People here are not hostile to any new idea.  They are
generally hostile to anyone who suggest some
"improvement" that he wants others to actually implement.
Because that is acting like a boss, and you're not the boss here.

Also - what do you expect when you bring an idea and say
"well, don't look at what might go wrong, that's just
limitations of the existing parts of linux?"

Sure, everybody can overlook how your ideas don't fit into
current linux - but then they have nothing more to say.
What people here do is to look at new ideas/patches, and
point out problems with them.  When there are no more
problems left, the patch is applied and linux improves.

If we're not to point out problems with your ideas, then
they can't be used in linux.  That is not hostility, but how
linux development works.

Mostly people try to save you from doing unnecessary work -
so you don't go and implement a flawed filesystem that
will be rejected immediately when you show up with the patch.

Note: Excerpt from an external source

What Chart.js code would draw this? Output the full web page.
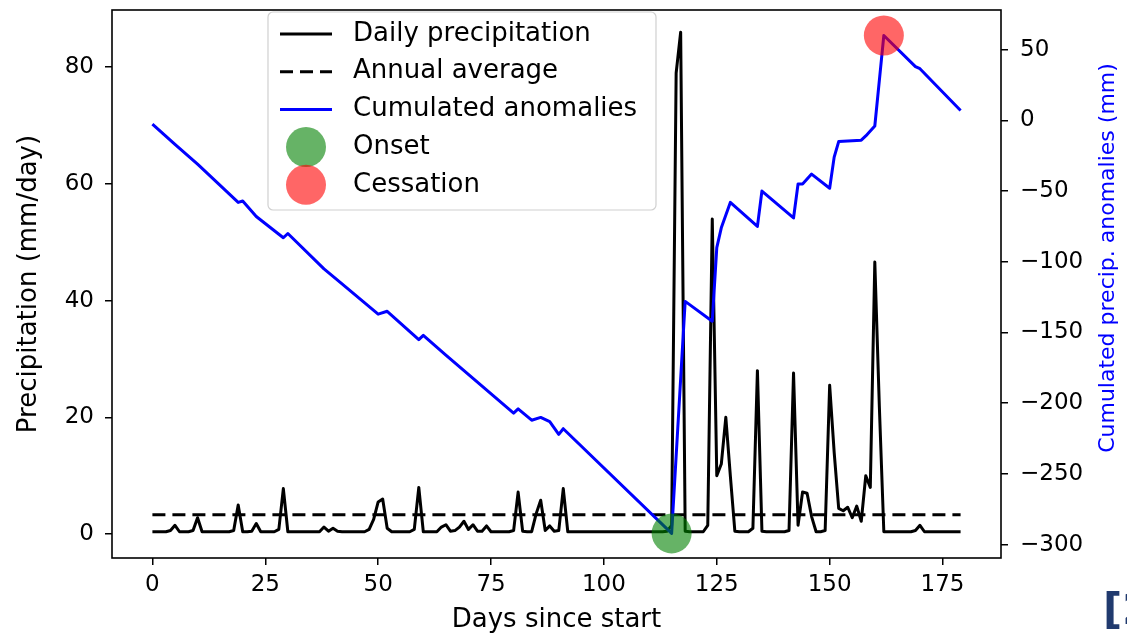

Shooting down bad ideas saves tremendous amounts of work,
killing an idea at the discussion stage means the idea never
got to the much more labor-intensive implementation stage.

This don't mean that all new ideas are killed, only the bad ones.


If you want your ideas accepted, you'll have to come up
with something that isn't flawed, that is well planned, not
just a bunch of "well - we could do *that* perhaps" but then
it turns out that *that* idea was flawed as well.